Work to be completed
Begin with the first line of the material and write out each line exactly, ending with the line that contains "const FS = 24;". Pictures are not part of the copy.

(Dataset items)
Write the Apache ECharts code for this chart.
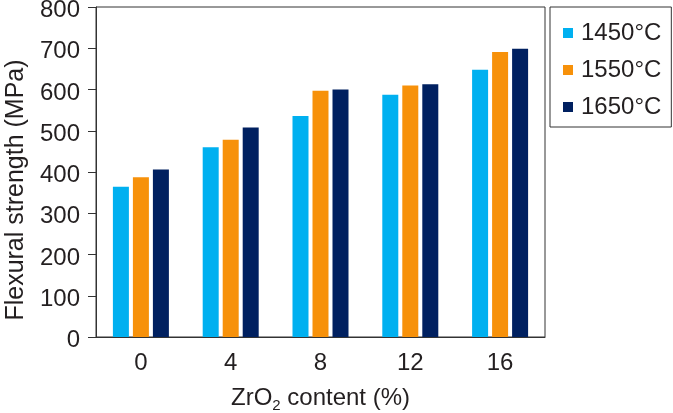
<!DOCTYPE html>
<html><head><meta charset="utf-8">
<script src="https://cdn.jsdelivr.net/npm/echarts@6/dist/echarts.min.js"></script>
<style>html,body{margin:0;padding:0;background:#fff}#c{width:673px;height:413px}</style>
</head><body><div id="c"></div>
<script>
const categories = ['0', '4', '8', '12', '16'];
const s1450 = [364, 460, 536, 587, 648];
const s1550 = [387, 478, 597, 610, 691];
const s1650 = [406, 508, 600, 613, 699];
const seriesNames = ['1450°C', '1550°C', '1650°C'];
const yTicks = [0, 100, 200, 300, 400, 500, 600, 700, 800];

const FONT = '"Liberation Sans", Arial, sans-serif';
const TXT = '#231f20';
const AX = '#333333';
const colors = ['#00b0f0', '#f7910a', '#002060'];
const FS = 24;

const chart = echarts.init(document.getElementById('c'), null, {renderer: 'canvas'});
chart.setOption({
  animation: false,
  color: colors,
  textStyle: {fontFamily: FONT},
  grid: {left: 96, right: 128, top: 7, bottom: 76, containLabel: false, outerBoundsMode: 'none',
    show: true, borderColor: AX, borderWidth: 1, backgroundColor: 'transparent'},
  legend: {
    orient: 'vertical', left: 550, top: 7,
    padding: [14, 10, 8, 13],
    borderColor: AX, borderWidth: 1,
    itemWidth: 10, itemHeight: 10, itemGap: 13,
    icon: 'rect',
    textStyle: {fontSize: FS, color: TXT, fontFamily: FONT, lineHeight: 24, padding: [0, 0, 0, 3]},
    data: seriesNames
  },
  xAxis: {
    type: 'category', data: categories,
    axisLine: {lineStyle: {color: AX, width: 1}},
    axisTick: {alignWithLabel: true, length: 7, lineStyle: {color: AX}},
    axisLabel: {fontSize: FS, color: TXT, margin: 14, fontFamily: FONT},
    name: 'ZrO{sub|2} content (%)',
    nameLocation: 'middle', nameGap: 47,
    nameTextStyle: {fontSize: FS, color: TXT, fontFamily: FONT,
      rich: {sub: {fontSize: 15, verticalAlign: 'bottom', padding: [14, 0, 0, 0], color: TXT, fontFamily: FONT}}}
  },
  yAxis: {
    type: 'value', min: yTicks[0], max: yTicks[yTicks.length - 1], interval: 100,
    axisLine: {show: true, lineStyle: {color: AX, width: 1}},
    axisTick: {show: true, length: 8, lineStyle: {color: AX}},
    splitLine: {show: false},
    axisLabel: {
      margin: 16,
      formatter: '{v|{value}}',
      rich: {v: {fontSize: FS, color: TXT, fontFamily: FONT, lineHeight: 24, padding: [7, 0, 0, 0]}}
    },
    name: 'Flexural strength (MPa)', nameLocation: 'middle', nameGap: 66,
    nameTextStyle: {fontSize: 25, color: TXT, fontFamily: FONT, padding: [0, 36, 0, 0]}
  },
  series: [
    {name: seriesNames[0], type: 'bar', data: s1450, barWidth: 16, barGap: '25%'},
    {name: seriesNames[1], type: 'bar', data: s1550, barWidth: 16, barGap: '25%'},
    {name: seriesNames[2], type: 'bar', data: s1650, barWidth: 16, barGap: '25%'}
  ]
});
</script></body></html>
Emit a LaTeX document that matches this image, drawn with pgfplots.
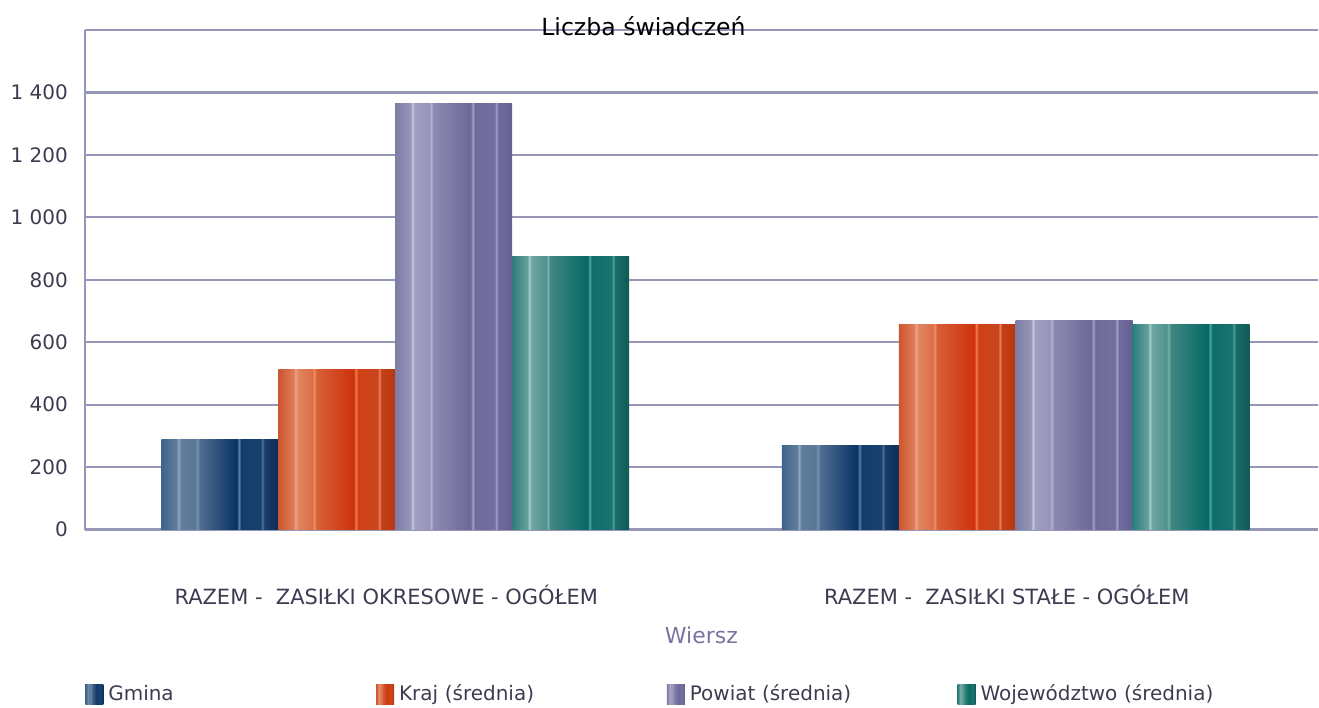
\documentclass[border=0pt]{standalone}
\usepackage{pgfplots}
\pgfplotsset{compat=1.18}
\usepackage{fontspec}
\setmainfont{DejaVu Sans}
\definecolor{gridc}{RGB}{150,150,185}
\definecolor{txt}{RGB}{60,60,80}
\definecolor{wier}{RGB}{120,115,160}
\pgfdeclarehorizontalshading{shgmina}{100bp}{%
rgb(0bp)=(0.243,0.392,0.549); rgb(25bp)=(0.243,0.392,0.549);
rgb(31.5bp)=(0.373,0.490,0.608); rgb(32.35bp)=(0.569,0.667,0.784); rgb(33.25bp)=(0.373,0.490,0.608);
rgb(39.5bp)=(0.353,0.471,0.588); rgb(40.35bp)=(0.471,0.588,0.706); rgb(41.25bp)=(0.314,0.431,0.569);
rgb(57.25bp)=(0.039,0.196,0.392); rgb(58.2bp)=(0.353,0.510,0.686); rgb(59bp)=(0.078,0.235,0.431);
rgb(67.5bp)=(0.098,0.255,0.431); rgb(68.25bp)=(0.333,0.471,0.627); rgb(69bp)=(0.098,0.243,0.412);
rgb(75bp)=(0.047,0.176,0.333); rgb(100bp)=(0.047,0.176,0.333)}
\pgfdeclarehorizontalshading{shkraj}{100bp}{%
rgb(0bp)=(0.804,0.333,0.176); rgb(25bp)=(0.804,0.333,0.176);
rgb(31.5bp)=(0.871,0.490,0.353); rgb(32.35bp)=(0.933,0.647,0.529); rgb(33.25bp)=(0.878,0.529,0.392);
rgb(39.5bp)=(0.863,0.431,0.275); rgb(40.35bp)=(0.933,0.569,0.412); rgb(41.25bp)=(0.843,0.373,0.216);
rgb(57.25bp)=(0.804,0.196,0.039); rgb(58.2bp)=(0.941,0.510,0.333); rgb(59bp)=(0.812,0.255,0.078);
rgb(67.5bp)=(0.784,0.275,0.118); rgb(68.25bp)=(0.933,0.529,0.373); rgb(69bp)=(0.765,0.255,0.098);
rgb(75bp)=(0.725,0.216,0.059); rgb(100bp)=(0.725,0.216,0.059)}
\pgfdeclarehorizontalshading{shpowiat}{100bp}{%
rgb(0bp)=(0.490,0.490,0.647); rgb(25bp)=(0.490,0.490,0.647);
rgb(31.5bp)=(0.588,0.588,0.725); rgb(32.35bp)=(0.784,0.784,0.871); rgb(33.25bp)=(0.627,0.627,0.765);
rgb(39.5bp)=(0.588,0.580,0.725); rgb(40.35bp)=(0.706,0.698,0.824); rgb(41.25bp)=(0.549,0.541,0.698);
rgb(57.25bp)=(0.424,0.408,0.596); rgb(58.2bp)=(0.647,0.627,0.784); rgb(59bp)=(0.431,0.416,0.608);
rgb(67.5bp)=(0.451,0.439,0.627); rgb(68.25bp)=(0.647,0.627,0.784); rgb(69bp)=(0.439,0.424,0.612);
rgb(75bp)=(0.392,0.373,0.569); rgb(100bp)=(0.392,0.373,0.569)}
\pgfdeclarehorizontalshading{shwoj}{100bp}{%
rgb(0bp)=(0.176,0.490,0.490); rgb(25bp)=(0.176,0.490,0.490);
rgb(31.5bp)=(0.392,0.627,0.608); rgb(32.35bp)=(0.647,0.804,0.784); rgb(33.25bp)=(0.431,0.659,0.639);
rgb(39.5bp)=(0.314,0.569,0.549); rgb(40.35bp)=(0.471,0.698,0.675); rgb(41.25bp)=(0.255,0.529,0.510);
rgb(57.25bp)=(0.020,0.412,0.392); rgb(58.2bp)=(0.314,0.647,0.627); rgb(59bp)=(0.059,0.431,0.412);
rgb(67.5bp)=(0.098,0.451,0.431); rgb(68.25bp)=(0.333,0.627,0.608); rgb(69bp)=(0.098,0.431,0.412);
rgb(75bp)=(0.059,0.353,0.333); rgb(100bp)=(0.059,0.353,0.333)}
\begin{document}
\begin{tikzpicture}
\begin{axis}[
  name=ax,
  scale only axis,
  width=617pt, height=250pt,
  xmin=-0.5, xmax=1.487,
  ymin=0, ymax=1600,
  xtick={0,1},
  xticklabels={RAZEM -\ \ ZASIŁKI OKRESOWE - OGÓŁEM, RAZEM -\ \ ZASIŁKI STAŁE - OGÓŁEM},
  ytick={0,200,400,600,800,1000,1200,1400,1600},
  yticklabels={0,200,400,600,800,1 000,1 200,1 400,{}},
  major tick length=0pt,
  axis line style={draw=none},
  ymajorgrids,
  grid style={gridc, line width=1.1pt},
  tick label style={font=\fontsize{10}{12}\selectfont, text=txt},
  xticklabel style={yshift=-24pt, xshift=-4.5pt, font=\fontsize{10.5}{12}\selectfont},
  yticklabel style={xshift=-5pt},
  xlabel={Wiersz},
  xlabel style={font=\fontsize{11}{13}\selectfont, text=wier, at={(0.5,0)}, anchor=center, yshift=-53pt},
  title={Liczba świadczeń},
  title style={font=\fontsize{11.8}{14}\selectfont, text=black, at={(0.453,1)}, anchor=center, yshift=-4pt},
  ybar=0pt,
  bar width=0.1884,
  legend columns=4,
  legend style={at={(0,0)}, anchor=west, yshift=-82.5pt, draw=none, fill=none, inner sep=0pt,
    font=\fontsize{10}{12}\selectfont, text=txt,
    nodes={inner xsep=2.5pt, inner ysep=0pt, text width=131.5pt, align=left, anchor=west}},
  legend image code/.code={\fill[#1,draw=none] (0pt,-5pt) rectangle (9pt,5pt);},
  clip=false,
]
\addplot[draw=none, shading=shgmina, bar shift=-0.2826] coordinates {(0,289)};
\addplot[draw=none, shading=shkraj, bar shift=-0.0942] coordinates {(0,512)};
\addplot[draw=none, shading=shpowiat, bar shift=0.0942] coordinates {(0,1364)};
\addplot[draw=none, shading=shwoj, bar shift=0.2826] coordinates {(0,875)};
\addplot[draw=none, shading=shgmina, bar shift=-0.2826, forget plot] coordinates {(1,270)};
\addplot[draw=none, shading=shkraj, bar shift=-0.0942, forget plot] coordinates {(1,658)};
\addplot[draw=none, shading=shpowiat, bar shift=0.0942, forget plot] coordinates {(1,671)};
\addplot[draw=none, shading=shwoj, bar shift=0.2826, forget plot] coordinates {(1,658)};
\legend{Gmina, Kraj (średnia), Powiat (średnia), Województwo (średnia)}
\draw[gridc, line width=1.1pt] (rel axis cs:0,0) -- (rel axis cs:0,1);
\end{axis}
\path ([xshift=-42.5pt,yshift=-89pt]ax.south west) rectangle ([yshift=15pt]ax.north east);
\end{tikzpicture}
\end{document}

Result below
Write the Apache ECharts code for this chart.
<!DOCTYPE html>
<html><head><meta charset="utf-8">
<script src="https://cdn.jsdelivr.net/npm/echarts@6/dist/echarts.min.js"></script>
<style>html,body{margin:0;padding:0;background:#fff}#c{width:673px;height:413px}</style>
</head><body><div id="c"></div>
<script>
const categories = ['0', '4', '8', '12', '16'];
const s1450 = [364, 460, 536, 587, 648];
const s1550 = [387, 478, 597, 610, 691];
const s1650 = [406, 508, 600, 613, 699];
const seriesNames = ['1450°C', '1550°C', '1650°C'];
const yTicks = [0, 100, 200, 300, 400, 500, 600, 700, 800];

const FONT = '"Liberation Sans", Arial, sans-serif';
const TXT = '#231f20';
const AX = '#333333';
const colors = ['#00b0f0', '#f7910a', '#002060'];
const FS = 24;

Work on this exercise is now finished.